Will you output all of the data below exactly, omitting the images?

━━━ RECORDS FOR THIS EXERCISE ━━━

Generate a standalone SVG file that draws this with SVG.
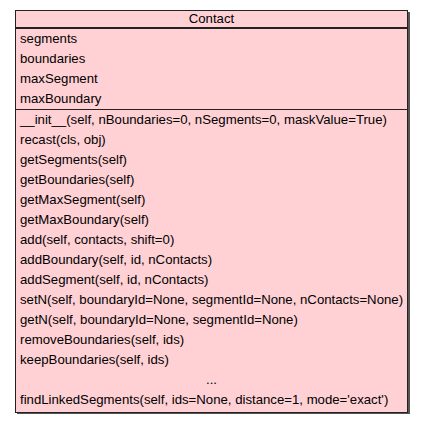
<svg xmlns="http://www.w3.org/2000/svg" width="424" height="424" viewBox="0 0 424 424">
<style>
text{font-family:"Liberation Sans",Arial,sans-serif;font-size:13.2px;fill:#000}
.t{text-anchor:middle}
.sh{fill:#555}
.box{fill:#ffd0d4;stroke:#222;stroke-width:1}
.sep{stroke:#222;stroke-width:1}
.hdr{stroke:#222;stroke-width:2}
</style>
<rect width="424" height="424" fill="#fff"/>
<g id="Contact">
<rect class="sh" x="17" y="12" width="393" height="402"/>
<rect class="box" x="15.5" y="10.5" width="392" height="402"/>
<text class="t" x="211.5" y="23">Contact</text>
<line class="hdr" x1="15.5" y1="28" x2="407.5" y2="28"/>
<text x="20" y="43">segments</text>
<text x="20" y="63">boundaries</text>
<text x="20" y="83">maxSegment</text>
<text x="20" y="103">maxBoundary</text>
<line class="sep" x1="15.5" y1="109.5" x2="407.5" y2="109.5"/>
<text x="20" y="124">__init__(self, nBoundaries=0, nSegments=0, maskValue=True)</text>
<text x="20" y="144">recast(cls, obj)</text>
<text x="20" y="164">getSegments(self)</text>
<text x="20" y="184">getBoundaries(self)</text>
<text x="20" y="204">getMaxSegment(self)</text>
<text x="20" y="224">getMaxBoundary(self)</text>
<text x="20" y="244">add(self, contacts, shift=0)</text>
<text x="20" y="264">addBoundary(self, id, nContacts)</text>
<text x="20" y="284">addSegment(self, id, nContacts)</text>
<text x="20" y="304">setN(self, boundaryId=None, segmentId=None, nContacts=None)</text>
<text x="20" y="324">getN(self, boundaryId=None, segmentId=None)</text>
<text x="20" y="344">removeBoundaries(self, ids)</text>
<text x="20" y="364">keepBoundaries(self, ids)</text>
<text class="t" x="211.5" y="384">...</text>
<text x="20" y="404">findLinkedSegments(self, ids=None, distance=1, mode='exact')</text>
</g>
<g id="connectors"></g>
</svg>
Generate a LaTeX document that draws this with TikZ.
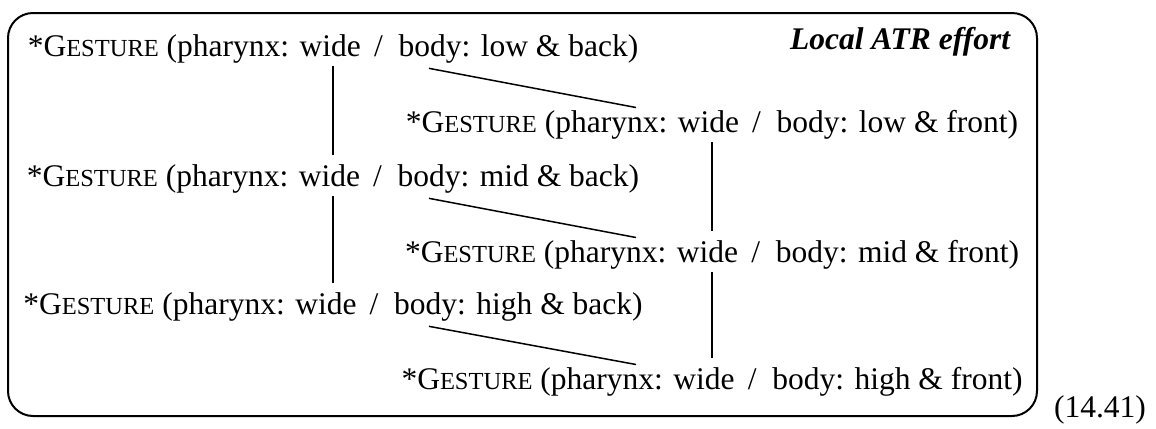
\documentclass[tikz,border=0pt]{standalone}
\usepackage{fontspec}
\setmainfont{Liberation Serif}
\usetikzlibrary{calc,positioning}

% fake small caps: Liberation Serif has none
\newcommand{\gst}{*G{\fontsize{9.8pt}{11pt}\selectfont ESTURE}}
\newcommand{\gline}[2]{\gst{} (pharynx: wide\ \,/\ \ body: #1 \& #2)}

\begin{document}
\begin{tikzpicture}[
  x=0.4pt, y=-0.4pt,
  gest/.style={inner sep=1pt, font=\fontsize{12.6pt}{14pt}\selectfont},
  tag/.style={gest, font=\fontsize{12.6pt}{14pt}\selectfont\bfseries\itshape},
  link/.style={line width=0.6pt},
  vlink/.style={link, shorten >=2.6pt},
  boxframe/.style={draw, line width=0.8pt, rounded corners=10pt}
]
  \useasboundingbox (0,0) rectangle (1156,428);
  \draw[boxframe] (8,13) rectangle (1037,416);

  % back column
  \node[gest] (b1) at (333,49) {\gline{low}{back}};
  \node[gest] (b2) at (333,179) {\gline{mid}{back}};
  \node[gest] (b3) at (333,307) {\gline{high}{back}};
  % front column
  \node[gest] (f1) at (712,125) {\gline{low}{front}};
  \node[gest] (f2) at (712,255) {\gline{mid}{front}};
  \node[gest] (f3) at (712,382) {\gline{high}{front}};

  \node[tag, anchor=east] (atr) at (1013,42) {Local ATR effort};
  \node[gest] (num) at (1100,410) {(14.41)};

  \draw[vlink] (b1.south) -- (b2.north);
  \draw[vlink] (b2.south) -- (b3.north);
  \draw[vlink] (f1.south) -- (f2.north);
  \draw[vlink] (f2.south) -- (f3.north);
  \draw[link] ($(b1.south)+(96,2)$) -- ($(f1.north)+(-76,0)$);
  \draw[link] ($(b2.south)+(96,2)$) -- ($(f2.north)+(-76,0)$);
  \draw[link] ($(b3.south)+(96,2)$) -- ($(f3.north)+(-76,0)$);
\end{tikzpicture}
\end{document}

━━━

| FULL OUTPUT |
Generate a standalone SVG file that draws this with SVG.
<svg xmlns="http://www.w3.org/2000/svg" width="424" height="424" viewBox="0 0 424 424">
<style>
text{font-family:"Liberation Sans",Arial,sans-serif;font-size:13.2px;fill:#000}
.t{text-anchor:middle}
.sh{fill:#555}
.box{fill:#ffd0d4;stroke:#222;stroke-width:1}
.sep{stroke:#222;stroke-width:1}
.hdr{stroke:#222;stroke-width:2}
</style>
<rect width="424" height="424" fill="#fff"/>
<g id="Contact">
<rect class="sh" x="17" y="12" width="393" height="402"/>
<rect class="box" x="15.5" y="10.5" width="392" height="402"/>
<text class="t" x="211.5" y="23">Contact</text>
<line class="hdr" x1="15.5" y1="28" x2="407.5" y2="28"/>
<text x="20" y="43">segments</text>
<text x="20" y="63">boundaries</text>
<text x="20" y="83">maxSegment</text>
<text x="20" y="103">maxBoundary</text>
<line class="sep" x1="15.5" y1="109.5" x2="407.5" y2="109.5"/>
<text x="20" y="124">__init__(self, nBoundaries=0, nSegments=0, maskValue=True)</text>
<text x="20" y="144">recast(cls, obj)</text>
<text x="20" y="164">getSegments(self)</text>
<text x="20" y="184">getBoundaries(self)</text>
<text x="20" y="204">getMaxSegment(self)</text>
<text x="20" y="224">getMaxBoundary(self)</text>
<text x="20" y="244">add(self, contacts, shift=0)</text>
<text x="20" y="264">addBoundary(self, id, nContacts)</text>
<text x="20" y="284">addSegment(self, id, nContacts)</text>
<text x="20" y="304">setN(self, boundaryId=None, segmentId=None, nContacts=None)</text>
<text x="20" y="324">getN(self, boundaryId=None, segmentId=None)</text>
<text x="20" y="344">removeBoundaries(self, ids)</text>
<text x="20" y="364">keepBoundaries(self, ids)</text>
<text class="t" x="211.5" y="384">...</text>
<text x="20" y="404">findLinkedSegments(self, ids=None, distance=1, mode='exact')</text>
</g>
<g id="connectors"></g>
</svg>
Generate a LaTeX document that draws this with TikZ.
\documentclass[tikz,border=0pt]{standalone}
\usepackage{fontspec}
\setmainfont{Liberation Serif}
\usetikzlibrary{calc,positioning}

% fake small caps: Liberation Serif has none
\newcommand{\gst}{*G{\fontsize{9.8pt}{11pt}\selectfont ESTURE}}
\newcommand{\gline}[2]{\gst{} (pharynx: wide\ \,/\ \ body: #1 \& #2)}

\begin{document}
\begin{tikzpicture}[
  x=0.4pt, y=-0.4pt,
  gest/.style={inner sep=1pt, font=\fontsize{12.6pt}{14pt}\selectfont},
  tag/.style={gest, font=\fontsize{12.6pt}{14pt}\selectfont\bfseries\itshape},
  link/.style={line width=0.6pt},
  vlink/.style={link, shorten >=2.6pt},
  boxframe/.style={draw, line width=0.8pt, rounded corners=10pt}
]
  \useasboundingbox (0,0) rectangle (1156,428);
  \draw[boxframe] (8,13) rectangle (1037,416);

  % back column
  \node[gest] (b1) at (333,49) {\gline{low}{back}};
  \node[gest] (b2) at (333,179) {\gline{mid}{back}};
  \node[gest] (b3) at (333,307) {\gline{high}{back}};
  % front column
  \node[gest] (f1) at (712,125) {\gline{low}{front}};
  \node[gest] (f2) at (712,255) {\gline{mid}{front}};
  \node[gest] (f3) at (712,382) {\gline{high}{front}};

  \node[tag, anchor=east] (atr) at (1013,42) {Local ATR effort};
  \node[gest] (num) at (1100,410) {(14.41)};

  \draw[vlink] (b1.south) -- (b2.north);
  \draw[vlink] (b2.south) -- (b3.north);
  \draw[vlink] (f1.south) -- (f2.north);
  \draw[vlink] (f2.south) -- (f3.north);
  \draw[link] ($(b1.south)+(96,2)$) -- ($(f1.north)+(-76,0)$);
  \draw[link] ($(b2.south)+(96,2)$) -- ($(f2.north)+(-76,0)$);
  \draw[link] ($(b3.south)+(96,2)$) -- ($(f3.north)+(-76,0)$);
\end{tikzpicture}
\end{document}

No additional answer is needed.